If we analyze the incentives that underlie (economic or open) warfare, we come to the conclusion that the best way of protecting one’s resources is by making it cost-ineffective for potential attackers to steal it. A safe is valuable not only because it is hard to get into, but also because of its weight – which makes it difficult to carry away the safe with the loot in it. This is also an argument for an armed populace: It significantly increases the potential cost for an assailant, be it through foreign invasion or common criminal elements. This directly makes it less likely that such agents will attempt siphoning resources from a society.

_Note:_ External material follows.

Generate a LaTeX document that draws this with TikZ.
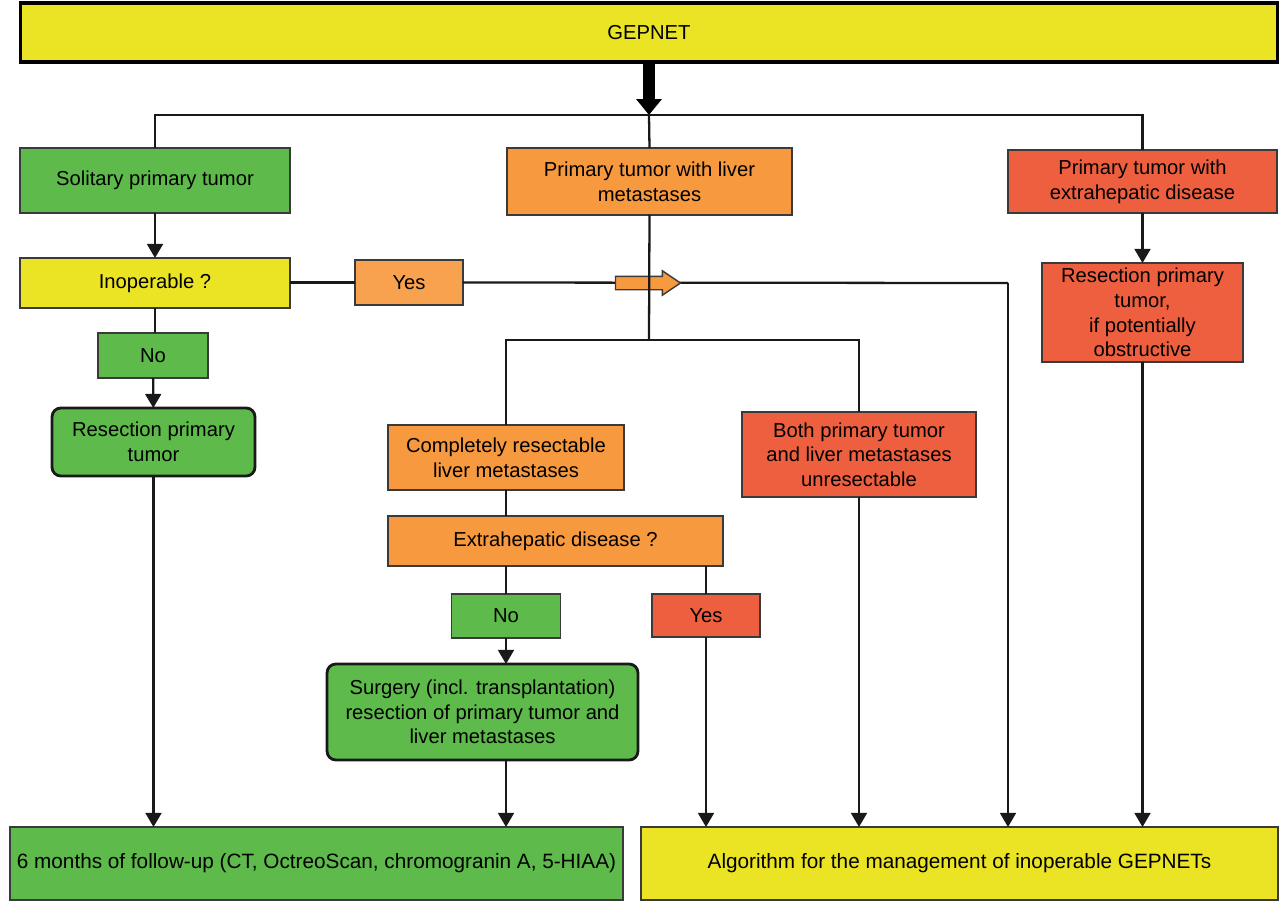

As in medicine, the best cure is prevention. Modern WMD (Weapon of mass destruction) armed powers never get militarily attacked for fear of nuclear reprisal. This is one way to dissuade attackers, though not one we’re terribly fond of. The advent of blockchain technology and cryptocurrency make possible the cryptographic locking of goods such as electronics, vehicles, weaponry and industrial machinery – this is a step in the right direction in reducing the value of stolen loot. However, we have only taken into consideration conventional methods of resource plunder. The problem arises with trade restrictions that can benefit the decision makers in a certain government, but are relatively free of cost if politically maneuvered in a sleek way.

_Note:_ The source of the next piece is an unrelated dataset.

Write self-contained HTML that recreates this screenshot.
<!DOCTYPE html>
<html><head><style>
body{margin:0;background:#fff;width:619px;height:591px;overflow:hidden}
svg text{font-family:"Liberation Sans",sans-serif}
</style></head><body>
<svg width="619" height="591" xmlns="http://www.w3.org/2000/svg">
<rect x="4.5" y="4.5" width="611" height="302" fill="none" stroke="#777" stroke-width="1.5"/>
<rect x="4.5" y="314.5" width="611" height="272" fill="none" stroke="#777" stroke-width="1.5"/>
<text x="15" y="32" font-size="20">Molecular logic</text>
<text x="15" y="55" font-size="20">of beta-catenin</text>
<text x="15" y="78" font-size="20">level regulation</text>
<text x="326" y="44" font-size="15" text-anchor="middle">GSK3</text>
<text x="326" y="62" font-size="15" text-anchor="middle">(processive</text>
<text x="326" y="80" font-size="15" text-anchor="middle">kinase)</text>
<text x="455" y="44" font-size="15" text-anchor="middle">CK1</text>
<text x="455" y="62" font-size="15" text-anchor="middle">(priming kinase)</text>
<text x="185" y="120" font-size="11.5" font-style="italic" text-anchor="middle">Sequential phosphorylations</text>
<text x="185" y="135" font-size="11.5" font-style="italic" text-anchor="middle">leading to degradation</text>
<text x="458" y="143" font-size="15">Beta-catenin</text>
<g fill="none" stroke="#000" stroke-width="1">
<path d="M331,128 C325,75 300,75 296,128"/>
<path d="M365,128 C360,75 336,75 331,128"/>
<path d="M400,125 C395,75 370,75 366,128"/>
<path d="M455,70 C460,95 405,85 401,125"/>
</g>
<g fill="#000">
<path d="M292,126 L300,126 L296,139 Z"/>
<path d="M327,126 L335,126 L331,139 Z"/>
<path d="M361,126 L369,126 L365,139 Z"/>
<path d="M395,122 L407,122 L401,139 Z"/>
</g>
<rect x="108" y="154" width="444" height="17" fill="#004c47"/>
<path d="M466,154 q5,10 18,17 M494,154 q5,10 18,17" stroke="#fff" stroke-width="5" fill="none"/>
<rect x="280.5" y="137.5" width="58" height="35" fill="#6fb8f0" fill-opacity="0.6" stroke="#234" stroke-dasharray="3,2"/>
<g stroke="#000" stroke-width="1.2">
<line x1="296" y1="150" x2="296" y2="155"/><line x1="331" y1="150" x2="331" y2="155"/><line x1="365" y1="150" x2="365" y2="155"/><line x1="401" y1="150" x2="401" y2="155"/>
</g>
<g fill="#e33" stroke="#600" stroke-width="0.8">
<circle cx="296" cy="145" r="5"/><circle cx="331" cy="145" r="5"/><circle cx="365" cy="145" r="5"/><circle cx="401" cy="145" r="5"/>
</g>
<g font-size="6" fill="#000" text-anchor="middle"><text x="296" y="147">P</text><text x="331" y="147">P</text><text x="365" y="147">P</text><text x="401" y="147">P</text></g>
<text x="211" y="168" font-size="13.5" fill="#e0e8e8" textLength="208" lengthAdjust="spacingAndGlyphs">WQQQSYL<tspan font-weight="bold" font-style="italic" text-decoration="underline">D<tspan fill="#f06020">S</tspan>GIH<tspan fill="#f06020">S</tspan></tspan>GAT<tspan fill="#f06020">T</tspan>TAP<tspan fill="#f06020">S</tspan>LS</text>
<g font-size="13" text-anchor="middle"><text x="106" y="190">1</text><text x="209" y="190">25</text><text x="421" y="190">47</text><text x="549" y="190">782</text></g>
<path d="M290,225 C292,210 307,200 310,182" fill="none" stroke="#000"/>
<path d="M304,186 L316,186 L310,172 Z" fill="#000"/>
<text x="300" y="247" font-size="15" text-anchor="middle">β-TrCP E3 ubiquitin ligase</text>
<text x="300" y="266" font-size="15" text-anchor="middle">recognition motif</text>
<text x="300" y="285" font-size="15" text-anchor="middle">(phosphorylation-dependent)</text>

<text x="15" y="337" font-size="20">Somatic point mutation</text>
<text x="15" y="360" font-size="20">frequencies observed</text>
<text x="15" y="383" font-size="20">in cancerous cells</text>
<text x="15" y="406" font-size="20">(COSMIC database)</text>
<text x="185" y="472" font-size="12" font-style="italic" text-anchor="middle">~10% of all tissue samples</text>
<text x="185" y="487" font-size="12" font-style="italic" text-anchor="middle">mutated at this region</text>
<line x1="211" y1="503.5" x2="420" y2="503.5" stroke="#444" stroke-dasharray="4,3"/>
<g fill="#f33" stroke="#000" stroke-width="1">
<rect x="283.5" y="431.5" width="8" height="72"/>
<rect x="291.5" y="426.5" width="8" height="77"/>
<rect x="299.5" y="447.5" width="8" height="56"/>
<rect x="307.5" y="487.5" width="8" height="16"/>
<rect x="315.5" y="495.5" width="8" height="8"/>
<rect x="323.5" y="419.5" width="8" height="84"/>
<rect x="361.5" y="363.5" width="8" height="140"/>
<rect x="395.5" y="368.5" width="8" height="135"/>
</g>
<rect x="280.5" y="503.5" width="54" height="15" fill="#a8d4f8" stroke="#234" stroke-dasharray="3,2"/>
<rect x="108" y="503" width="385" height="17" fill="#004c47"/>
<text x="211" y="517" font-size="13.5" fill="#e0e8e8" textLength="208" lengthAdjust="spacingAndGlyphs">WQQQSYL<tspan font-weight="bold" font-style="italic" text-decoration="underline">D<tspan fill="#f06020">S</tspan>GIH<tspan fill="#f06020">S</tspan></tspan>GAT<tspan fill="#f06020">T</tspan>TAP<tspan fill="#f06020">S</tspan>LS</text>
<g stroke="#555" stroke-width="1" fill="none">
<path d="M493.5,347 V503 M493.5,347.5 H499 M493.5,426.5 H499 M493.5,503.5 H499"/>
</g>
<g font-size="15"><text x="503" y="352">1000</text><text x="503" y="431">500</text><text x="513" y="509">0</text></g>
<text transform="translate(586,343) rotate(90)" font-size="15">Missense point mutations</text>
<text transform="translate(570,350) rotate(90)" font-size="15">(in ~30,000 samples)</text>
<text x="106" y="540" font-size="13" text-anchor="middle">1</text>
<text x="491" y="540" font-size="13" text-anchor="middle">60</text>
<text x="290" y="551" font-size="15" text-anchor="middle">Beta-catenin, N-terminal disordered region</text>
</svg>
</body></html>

HOW TO FIGHT THE BULLIES OF INTERNATIONAL TRADE

Few if any trade barriers actually increase the wealth of a nation; the fruit of such programs is enjoyed mostly by government officials and the domestic producers enjoying protectionism. However, the allure of such action is too great for the powers-that-be in a given society. How can we effectively regulate these powers in a trade environment without resorting to “constitutions” and similar internal checks and balances that never seem to deliver? Perhaps competitive forces of the governance market will steer capital away from closed societies, perhaps citizens will desert non-transparently operating governments. Escalating such trade wars will do nothing to reduce the ills befalling a society done wrong by trade restrictions.

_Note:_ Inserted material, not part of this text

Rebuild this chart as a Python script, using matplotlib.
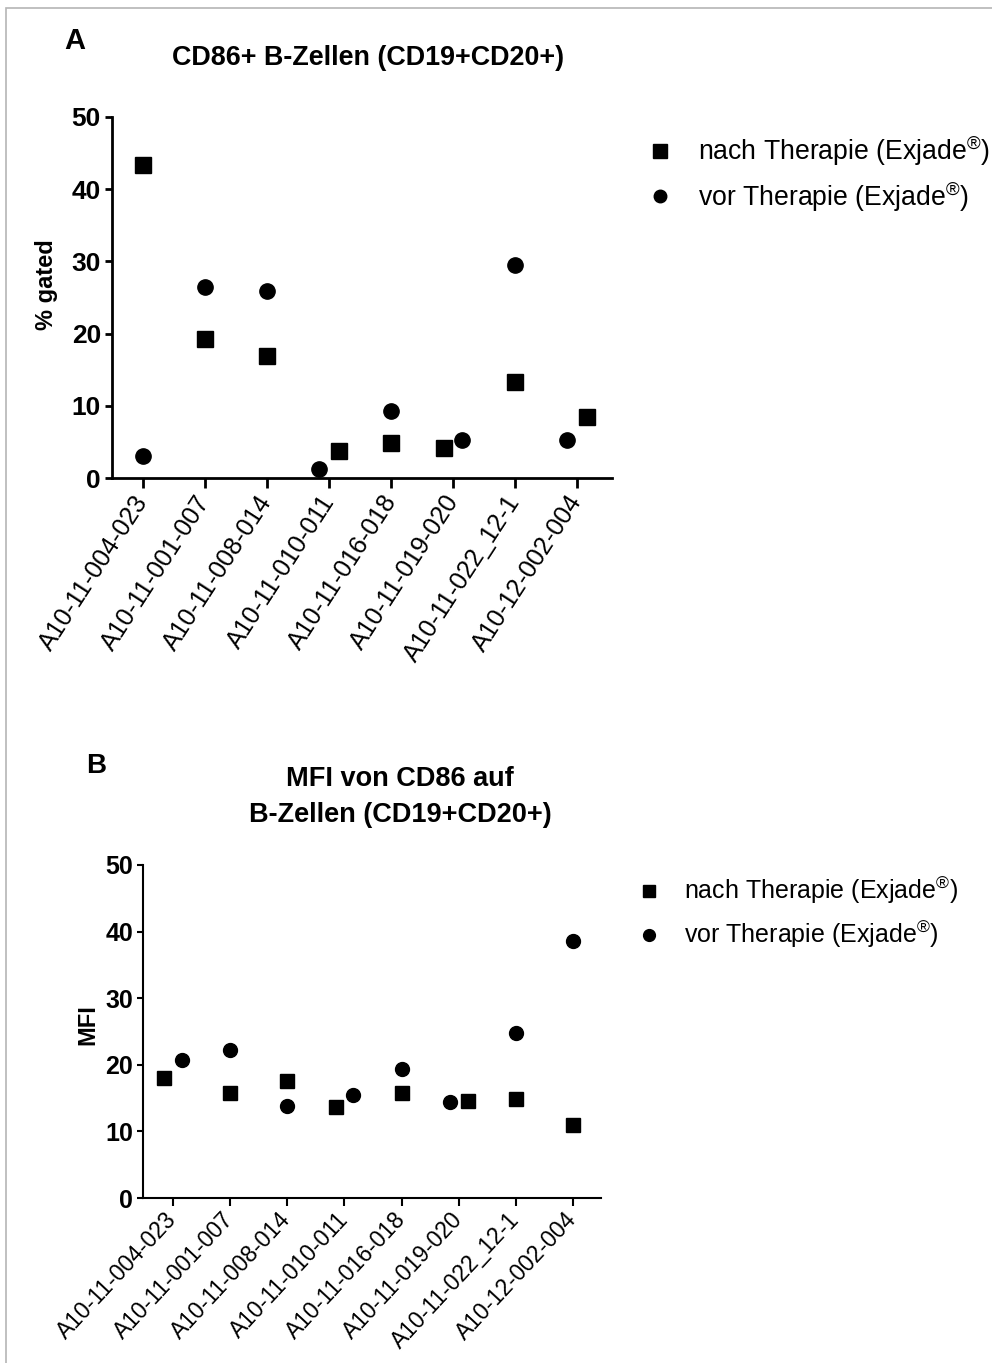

It would be idealistic to assume that startup societies would construct a network of checks and balances keeping an eye on the policy of one another out of the will to be ethical. Perhaps competitive pressures will make it more likely that transparency and non-intervention become the modus operandi for most startup societies, but we may never rest assured. Media, insurance, citizenry and anybody else with a vested interest in startup societies keeping their operation models ethical will have a smaller incentive to uncover such dealings than the perpetrators of these offenses do in keeping them opaque.

TOO LONG, DIDN’T READ

Without a system of incentivizing honest business and refraining from engaging in pink-market activity, there are solutions to be had against the scourge of violent resource acquisition, though these are by no means simple or easily applicable. The greatest force in this field would be competitive pressure, and as we mentioned – where there is demand, the market provides.